#### Work to complete
Reading the listing below, count the lines that contain the word "LaTeX" and give that count alone.

— Start Material for this task —

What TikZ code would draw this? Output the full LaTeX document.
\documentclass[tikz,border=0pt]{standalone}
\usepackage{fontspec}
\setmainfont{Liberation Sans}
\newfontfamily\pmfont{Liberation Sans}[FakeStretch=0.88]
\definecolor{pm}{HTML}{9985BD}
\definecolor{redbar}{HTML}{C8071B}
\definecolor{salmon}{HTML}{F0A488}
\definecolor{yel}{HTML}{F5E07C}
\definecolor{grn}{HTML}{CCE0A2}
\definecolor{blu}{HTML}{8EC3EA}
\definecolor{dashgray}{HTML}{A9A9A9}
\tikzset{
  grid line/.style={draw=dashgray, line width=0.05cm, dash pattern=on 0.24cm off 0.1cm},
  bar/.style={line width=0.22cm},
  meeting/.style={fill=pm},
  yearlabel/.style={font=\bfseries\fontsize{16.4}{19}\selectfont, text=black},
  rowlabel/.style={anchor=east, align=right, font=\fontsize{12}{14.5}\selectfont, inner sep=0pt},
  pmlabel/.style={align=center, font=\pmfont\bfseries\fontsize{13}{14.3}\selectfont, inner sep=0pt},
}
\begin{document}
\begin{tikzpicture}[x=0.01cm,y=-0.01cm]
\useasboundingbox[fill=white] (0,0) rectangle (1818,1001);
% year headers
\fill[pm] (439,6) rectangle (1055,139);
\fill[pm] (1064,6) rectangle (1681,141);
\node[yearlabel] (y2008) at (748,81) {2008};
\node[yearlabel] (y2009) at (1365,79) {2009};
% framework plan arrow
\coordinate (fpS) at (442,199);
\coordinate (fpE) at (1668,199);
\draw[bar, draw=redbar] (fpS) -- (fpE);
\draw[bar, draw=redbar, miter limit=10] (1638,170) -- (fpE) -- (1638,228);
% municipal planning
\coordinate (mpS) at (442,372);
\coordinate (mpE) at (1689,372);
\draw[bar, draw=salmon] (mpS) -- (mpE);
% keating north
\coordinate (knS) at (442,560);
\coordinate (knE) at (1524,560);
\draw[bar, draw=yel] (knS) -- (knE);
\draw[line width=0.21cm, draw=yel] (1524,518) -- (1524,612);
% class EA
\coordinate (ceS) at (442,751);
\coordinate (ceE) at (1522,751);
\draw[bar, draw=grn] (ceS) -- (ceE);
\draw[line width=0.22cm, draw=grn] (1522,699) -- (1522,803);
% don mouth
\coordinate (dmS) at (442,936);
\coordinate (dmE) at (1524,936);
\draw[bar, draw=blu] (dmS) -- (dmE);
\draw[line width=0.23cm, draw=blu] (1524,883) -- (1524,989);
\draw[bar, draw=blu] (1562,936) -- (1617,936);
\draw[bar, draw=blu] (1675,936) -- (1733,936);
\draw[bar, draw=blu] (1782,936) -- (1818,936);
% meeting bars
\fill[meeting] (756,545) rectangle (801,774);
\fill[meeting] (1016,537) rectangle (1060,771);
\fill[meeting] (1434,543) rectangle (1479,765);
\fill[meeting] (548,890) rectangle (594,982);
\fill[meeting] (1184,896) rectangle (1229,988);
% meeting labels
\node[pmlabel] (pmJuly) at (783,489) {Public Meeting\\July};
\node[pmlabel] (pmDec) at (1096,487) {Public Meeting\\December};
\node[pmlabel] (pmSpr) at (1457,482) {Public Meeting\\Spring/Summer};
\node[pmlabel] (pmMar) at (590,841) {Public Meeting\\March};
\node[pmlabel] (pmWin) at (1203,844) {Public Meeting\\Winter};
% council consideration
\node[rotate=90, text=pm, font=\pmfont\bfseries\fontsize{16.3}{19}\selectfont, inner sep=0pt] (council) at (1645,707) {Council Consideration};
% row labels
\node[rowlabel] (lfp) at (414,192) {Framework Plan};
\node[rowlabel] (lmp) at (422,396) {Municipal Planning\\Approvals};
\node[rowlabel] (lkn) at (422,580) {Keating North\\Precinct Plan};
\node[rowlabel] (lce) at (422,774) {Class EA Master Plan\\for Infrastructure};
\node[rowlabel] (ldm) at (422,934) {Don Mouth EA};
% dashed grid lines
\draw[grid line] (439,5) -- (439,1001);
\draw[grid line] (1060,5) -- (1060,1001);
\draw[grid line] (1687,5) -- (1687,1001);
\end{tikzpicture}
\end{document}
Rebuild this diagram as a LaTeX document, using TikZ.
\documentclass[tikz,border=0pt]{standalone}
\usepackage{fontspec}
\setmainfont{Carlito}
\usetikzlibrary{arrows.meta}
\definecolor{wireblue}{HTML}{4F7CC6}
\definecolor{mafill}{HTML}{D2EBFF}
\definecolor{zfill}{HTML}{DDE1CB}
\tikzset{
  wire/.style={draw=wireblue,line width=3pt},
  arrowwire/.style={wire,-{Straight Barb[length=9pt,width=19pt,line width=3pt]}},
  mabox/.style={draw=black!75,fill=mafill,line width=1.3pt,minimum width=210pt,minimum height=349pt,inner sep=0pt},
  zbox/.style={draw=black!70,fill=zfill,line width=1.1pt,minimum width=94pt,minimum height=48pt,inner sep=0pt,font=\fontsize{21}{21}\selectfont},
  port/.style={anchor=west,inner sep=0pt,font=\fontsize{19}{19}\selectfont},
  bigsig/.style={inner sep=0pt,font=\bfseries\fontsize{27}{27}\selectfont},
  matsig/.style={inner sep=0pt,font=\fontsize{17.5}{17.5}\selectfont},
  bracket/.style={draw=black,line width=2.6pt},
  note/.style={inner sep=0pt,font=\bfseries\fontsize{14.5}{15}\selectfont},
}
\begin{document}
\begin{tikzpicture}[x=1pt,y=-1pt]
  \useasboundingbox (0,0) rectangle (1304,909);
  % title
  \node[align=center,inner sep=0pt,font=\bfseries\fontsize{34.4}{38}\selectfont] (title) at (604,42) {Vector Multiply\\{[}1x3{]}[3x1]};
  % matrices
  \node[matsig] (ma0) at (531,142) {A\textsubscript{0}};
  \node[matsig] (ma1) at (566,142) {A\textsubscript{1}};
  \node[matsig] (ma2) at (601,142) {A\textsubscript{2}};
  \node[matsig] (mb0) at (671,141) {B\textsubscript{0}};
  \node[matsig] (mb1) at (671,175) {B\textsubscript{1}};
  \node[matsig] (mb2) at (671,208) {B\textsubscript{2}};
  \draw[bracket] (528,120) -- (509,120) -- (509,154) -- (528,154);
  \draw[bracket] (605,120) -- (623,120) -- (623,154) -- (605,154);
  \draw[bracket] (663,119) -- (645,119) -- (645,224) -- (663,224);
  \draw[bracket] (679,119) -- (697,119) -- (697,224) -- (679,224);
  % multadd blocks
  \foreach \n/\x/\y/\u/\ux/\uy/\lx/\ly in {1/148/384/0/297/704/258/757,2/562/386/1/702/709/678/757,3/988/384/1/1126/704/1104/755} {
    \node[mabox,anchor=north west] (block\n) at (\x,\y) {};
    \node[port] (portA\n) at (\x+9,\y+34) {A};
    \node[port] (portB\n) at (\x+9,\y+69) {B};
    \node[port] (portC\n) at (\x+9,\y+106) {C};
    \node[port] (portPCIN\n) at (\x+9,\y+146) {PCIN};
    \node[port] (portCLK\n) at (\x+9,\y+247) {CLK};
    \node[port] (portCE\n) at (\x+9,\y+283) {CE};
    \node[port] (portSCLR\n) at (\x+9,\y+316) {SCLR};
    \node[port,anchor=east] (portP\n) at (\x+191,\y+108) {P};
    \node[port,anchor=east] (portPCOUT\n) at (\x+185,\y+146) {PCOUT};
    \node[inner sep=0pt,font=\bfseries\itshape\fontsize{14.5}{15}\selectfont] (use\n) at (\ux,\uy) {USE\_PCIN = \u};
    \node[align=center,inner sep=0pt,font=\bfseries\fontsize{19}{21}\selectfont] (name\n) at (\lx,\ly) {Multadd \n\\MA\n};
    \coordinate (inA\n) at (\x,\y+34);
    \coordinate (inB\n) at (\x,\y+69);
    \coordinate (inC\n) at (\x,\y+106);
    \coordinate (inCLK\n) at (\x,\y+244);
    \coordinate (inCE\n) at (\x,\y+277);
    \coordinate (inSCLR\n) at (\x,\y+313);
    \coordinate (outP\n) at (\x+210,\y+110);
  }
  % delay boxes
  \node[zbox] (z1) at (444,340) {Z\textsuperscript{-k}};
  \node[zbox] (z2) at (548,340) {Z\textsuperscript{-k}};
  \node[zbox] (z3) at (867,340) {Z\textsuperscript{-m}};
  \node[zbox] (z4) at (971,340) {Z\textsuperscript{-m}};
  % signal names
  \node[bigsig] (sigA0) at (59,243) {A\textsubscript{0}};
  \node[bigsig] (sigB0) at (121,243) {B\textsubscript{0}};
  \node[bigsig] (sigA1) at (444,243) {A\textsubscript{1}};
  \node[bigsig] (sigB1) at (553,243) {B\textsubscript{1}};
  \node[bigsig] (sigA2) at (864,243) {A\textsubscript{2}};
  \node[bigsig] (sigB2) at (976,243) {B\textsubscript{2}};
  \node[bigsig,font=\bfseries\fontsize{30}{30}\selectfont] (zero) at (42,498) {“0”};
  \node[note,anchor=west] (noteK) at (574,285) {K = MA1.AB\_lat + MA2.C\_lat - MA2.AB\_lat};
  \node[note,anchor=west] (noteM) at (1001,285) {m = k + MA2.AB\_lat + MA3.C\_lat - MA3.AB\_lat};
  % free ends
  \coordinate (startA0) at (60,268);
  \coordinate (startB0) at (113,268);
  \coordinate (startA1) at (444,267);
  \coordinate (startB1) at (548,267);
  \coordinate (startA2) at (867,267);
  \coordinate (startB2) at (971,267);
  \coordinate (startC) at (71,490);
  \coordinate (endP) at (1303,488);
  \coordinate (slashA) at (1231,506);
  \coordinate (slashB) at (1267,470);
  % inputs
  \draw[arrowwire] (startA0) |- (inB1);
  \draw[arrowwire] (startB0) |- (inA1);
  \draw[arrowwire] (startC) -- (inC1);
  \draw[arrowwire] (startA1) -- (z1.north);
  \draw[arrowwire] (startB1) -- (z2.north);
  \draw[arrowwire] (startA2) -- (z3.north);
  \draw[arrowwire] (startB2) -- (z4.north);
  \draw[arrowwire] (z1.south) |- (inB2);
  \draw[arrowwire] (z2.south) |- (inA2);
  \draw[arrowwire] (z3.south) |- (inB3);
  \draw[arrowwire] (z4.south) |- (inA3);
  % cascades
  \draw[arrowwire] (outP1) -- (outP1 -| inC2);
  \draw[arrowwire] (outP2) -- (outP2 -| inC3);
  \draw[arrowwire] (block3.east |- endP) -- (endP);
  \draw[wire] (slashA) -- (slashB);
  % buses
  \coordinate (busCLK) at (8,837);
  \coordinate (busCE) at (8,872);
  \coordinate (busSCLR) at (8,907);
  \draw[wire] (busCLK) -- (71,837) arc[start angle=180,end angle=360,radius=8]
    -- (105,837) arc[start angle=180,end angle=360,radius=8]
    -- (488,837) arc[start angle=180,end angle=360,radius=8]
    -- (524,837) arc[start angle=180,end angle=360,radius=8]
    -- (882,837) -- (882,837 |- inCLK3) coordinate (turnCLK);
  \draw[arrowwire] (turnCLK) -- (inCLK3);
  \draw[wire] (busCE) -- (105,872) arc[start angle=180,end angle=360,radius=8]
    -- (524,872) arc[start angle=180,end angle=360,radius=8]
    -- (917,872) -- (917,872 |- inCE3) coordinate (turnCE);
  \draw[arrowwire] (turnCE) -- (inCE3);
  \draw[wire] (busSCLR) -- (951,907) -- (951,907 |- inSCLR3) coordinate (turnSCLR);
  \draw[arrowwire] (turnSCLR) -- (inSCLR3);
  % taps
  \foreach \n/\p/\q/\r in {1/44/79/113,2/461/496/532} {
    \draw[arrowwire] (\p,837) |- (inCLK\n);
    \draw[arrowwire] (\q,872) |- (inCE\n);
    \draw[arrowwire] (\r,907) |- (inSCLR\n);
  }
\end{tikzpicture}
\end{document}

— End Material for this task —

#### Finished task
2